Where there is a devise to a trustee with direction to pay income to the life tenant and at the death of the life tenant to divide the principal among children, or if none, then to pay to named persons in equal shares the children took a defeasible fee, subject to be defeated upon their death before the death of the life tenant. But where the devise is to a trustee with direction to pay income only to the life tenant and at the death of the life tenant to pay a definite sum from the corpus to a named child, such child takes a vested estate in the funds thus devised to him, immediately upon the death of the testator, not subject to be defeated by his death before the death of the life tenant. Sherley v. Sherley, 192 Ky. 122. A vested estate in remainder exists where there is a person in being who would have an immediate right to its enjoyment in possession if the life estate upon which it depends should determine. Bank of Taylorsville v. Van Dyke, 159 Ky. 201. The foregoing rule is aided by another well established rule to the effect that the law favors the vesting of estates, and whenever possible will construe a testamentary gift in that sense. Fernandez, et al. v. Martin, 189 Ky. 438; Grubbs v. Grubbs, 190 Ky. 258. It is not the uncertainty of the enjoyment in the future but the uncertainty of the right of that enjoyment which makes the distinction between a vested and a contingent remainder, says Chancellor Kent. Mere postponement of payment of a gift does not make it contingent. Speckman v. Myer, 187 Ky. 687.
The learned chancellor, delivering the opinion in this case, observed:
"There is nothing to annex the time for payment, in the terms of the gift, to the substance of the legacy, and make the legatee's right to it depend upon his being alive at the death of the tenant for life. The case, therefore, does not fall strictly within the operation of the general rule referred to. The rule, however, is subject to exceptions, and where there is no other gift than in the direction to pay or distribute, in future, yet if such payment or distribution appear to be postponed for the convenience of the fund or property (as where the future gift is only postponed to let in some other interest) the vesting will not be deferred till the period in question.
"The general policy of the law and the rules of interpretation require that legacies in all cases, unless clearly inconsistent with the intention of the testator, should be held to be vested rather than contingent.
"In the present case, Chas. W. Erdman, by his will, gave his personal property to the trustee (Louisville Trust Company) and directed it to pay the income to his wife during her life and at her death to make various dispositions of the principal and, among other things, to 'pay to each of my sons, Chas. T. Erdman and John O. Erdman, the sum of twenty-five hundred dollars.' That was all. There were no qualifying words, no gift over. Just that, and no more.
"Chas. T. Erdman died in the life of Mrs. Erdman, the life tenant, leaving a will by which he gave everything to his wife, and she claims by virtue of that will. John O. Erdman claims by virtue of a supposed right of survivorship, as between his brother and himself. A sister of theirs, Mrs. Burks, claims one-half of the fund as one of two residuary legatees.

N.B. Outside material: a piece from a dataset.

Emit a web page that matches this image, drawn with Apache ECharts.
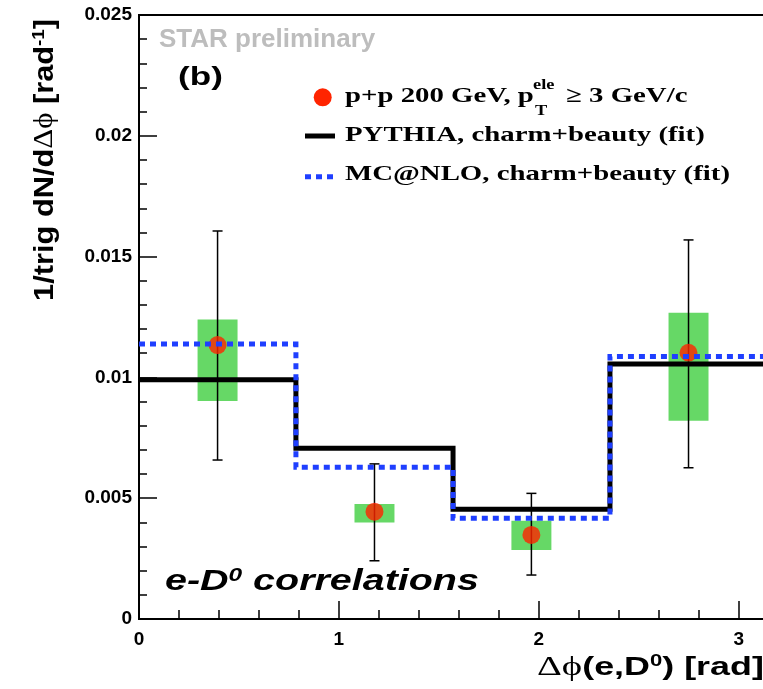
<!DOCTYPE html>
<html>
<head>
<meta charset="utf-8">
<style>
  html, body { margin: 0; padding: 0; background: #fff; }
  #chart { width: 763px; height: 689px; }
</style>
<script src="https://cdn.jsdelivr.net/npm/echarts@6/dist/echarts.min.js"></script>
</head>
<body>
<div id="chart"></div>
<script>
// e-D0 azimuthal correlation, p+p 200 GeV, with PYTHIA and MC@NLO fits

// histogram bin edges in delta-phi (rad)
const binEdges = [0, 0.785, 1.571, 2.356, 3.142];
// fitted model templates, one value per bin
const pythiaFit = [0.0099, 0.00707, 0.00454, 0.01055];
const mcnloFit = [0.01138, 0.00628, 0.00417, 0.01087];

// measured points (bin centres)
const dphi = [0.393, 1.178, 1.963, 2.749];
const yields = [0.01134, 0.00444, 0.00348, 0.01102];
const statLow = [0.00658, 0.00241, 0.00182, 0.00626];
const statHigh = [0.01606, 0.00642, 0.00520, 0.01569];
const sysLow = [0.00902, 0.00399, 0.00286, 0.00821];
const sysHigh = [0.01240, 0.00476, 0.00407, 0.01268];
const sysHalfWidth = 0.1;

// axis tick labels
const xTickLabels = ['0', '1', '2', '3'];
const yTickLabels = ['0', '0.005', '0.01', '0.015', '0.02', '0.025'];

const SANS = 'Liberation Sans, Arial, sans-serif';
const SERIF = 'Liberation Serif, DejaVu Serif, Times New Roman, serif';

function stepData(values) {
  const d = values.map((v, i) => [binEdges[i], v]);
  d.push([binEdges[binEdges.length - 1], values[values.length - 1]]);
  return d;
}

const pointData = dphi.map((x, i) => [x, yields[i]]);
const sysData = dphi.map((x, i) => [x, sysLow[i], sysHigh[i]]);
const statData = dphi.map((x, i) => [x, statLow[i], statHigh[i]]);

function renderSys(params, api) {
  const x = api.value(0);
  const a = api.coord([x - sysHalfWidth, api.value(2)]);
  const b = api.coord([x + sysHalfWidth, api.value(1)]);
  return {
    type: 'rect',
    shape: { x: a[0], y: a[1], width: b[0] - a[0], height: b[1] - a[1] },
    style: { fill: '#66d866' }
  };
}

function renderStat(params, api) {
  const x = api.value(0);
  const top = api.coord([x, api.value(2)]);
  const bot = api.coord([x, api.value(1)]);
  const cap = 5;
  const st = { stroke: '#000', lineWidth: 1.5 };
  return {
    type: 'group',
    children: [
      { type: 'line', shape: { x1: top[0], y1: top[1], x2: bot[0], y2: bot[1] }, style: st },
      { type: 'line', shape: { x1: top[0] - cap, y1: top[1], x2: top[0] + cap, y2: top[1] }, style: st },
      { type: 'line', shape: { x1: bot[0] - cap, y1: bot[1], x2: bot[0] + cap, y2: bot[1] }, style: st }
    ]
  };
}

const chart = echarts.init(document.getElementById('chart'), null, { renderer: 'canvas' });

const option = {
  animation: false,
  backgroundColor: '#fff',
  grid: {
    left: 139, top: 15, width: 628, bottom: 70,
    outerBoundsMode: 'none', containLabel: false,
    show: true, borderColor: '#000', borderWidth: 2, backgroundColor: 'transparent'
  },
  xAxis: [
    {
      type: 'value', min: 0, max: Math.PI, interval: 1,
      position: 'bottom',
      axisLine: { lineStyle: { color: '#000', width: 2 } },
      axisTick: { inside: true, length: 18, lineStyle: { color: '#000', width: 1.5 } },
      splitLine: { show: false },
      axisLabel: {
        margin: 11, color: '#000', fontFamily: SANS, fontWeight: 'bold', fontSize: 19,
        showMaxLabel: false,
        formatter: v => xTickLabels[Math.round(v)] ?? ''
      }
    },
    {
      type: 'value', min: 0, max: Math.PI, interval: 0.2,
      position: 'bottom',
      axisLine: { show: false },
      axisTick: { inside: true, length: 9, lineStyle: { color: '#000', width: 1.5 } },
      axisLabel: { show: false },
      splitLine: { show: false }
    }
  ],
  yAxis: {
    type: 'value', min: 0, max: 0.025, interval: 0.005,
    axisLine: { show: true, lineStyle: { color: '#000', width: 2 } },
    axisTick: { show: true, inside: true, length: 18, lineStyle: { color: '#000', width: 1.5 } },
    minorTick: { show: true, splitNumber: 5, length: 8, lineStyle: { color: '#000', width: 1.5 } },
    splitLine: { show: false },
    minorSplitLine: { show: false },
    axisLabel: {
      margin: 7, color: '#000', fontFamily: SANS, fontWeight: 'bold', fontSize: 19,
      formatter: v => yTickLabels[Math.round(v / 0.005)] ?? ''
    }
  },
  series: [
    {
      name: 'sys', type: 'custom', z: 1, renderItem: renderSys,
      data: sysData, encode: { x: 0, y: [1, 2] }
    },
    {
      name: 'stat', type: 'custom', z: 2, renderItem: renderStat,
      data: statData, encode: { x: 0, y: [1, 2] }
    },
    {
      name: 'p+p 200 GeV', type: 'scatter', z: 3,
      symbol: 'circle', symbolSize: 18,
      itemStyle: { color: '#ff2400' },
      data: pointData
    },
    {
      name: 'PYTHIA, charm+beauty (fit)', type: 'line', z: 4,
      step: 'end', showSymbol: false, symbol: 'none',
      lineStyle: { color: '#000', width: 5, cap: 'butt', join: 'miter' },
      data: stepData(pythiaFit)
    },
    {
      name: 'MC@NLO, charm+beauty (fit)', type: 'line', z: 5,
      step: 'end', showSymbol: false, symbol: 'none',
      lineStyle: { color: '#1f3fff', width: 5, type: [6, 5], cap: 'butt', join: 'miter' },
      data: stepData(mcnloFit)
    }
  ],
  graphic: [
    // y-axis title
    {
      type: 'text', x: 45, y: 160, rotation: Math.PI / 2, scaleX: 1.1,
      style: {
        text: '{a|1/trig dN/d}{g|Δϕ}{a| [rad}{s|-1}{a|]}',
        align: 'center', verticalAlign: 'middle',
        rich: {
          a: { font: 'bold 28px ' + SANS, fill: '#000' },
          g: { font: '28px ' + SERIF, fill: '#000' },
          s: { font: 'bold 17px ' + SANS, fill: '#000', verticalAlign: 'top' }
        }
      }
    },
    // x-axis title
    {
      type: 'text', x: 537, y: 668, scaleX: 1.38,
      style: {
        text: '{g|Δϕ}{a|(e,D}{s|0}{a|) [rad]}',
        align: 'left', verticalAlign: 'middle',
        rich: {
          a: { font: 'bold 26px ' + SANS, fill: '#000' },
          g: { font: '28px ' + SERIF, fill: '#000' },
          s: { font: 'bold 16px ' + SANS, fill: '#000', verticalAlign: 'top' }
        }
      }
    },
    {
      type: 'text', x: 159, y: 40,
      style: { text: 'STAR preliminary', font: 'bold 26px ' + SANS, fill: '#bdbdbd', align: 'left', verticalAlign: 'middle' }
    },
    {
      type: 'text', x: 178, y: 78, scaleX: 1.35,
      style: { text: '(b)', font: 'bold 26px ' + SANS, fill: '#000', align: 'left', verticalAlign: 'middle' }
    },
    {
      type: 'text', x: 165, y: 582, scaleX: 1.36,
      style: {
        text: '{a|e-D}{s|0}{a| correlations}',
        align: 'left', verticalAlign: 'middle',
        rich: {
          a: { font: 'italic bold 29px ' + SANS, fill: '#000' },
          s: { font: 'italic bold 18px ' + SANS, fill: '#000', verticalAlign: 'top' }
        }
      }
    },
    // legend
    { type: 'circle', shape: { cx: 322.7, cy: 97.3, r: 9 }, style: { fill: '#ff2400' } },
    {
      type: 'text', x: 345, y: 96, scaleX: 1.31,
      style: { text: 'p+p 200 GeV, p', font: 'bold 22px ' + SERIF, fill: '#000', align: 'left', verticalAlign: 'middle' }
    },
    {
      type: 'text', x: 533, y: 85, scaleX: 1.31,
      style: { text: 'ele', font: 'bold 14px ' + SERIF, fill: '#000', align: 'left', verticalAlign: 'middle' }
    },
    {
      type: 'text', x: 535, y: 111, scaleX: 1.31,
      style: { text: 'T', font: 'bold 14px ' + SERIF, fill: '#000', align: 'left', verticalAlign: 'middle' }
    },
    {
      type: 'text', x: 566, y: 96, scaleX: 1.31,
      style: { text: '≥ 3 GeV/c', font: 'bold 22px ' + SERIF, fill: '#000', align: 'left', verticalAlign: 'middle' }
    },
    { type: 'line', shape: { x1: 305, y1: 136, x2: 335, y2: 136 }, style: { stroke: '#000', lineWidth: 5 } },
    {
      type: 'text', x: 345, y: 135, scaleX: 1.31,
      style: { text: 'PYTHIA, charm+beauty (fit)', font: 'bold 22px ' + SERIF, fill: '#000', align: 'left', verticalAlign: 'middle' }
    },
    { type: 'line', shape: { x1: 305, y1: 176.7, x2: 337, y2: 176.7 }, style: { stroke: '#1f3fff', lineWidth: 5, lineDash: [6, 5] } },
    {
      type: 'text', x: 345, y: 174, scaleX: 1.31,
      style: { text: 'MC@NLO, charm+beauty (fit)', font: 'bold 22px ' + SERIF, fill: '#000', align: 'left', verticalAlign: 'middle' }
    }
  ]
};

chart.setOption(option);
</script>
</body>
</html>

"I think that the widow of Charles T. Erdman is entitled to the fund under his will. I think her husband was given a vested remainder interest which passed by his will upon his death in the lifetime of his mother. The case of Gatto v. Gatto ( 198 Ky. 569), so strongly relied upon by her adversaries, is not controlling because of the marked difference between the testamentary papers in the two cases. In the Gatto case the court based its decision upon the effect of certain qualifying phrases in the Gatto will, which are absent from the Erdman will."
The ruling of the chancellor, it seems to us, determines correctly the rights of the parties. The son, Charles T. Erdman, took under the will a vested estate in the $2,500.00 fund. Its enjoyment alone was postponed. Having a vested estate it was subject to devise even during the existence of the precedent estate. By his will he devised it to his wife, now appellee, a right which was his. As there is no error the judgment is affirmed.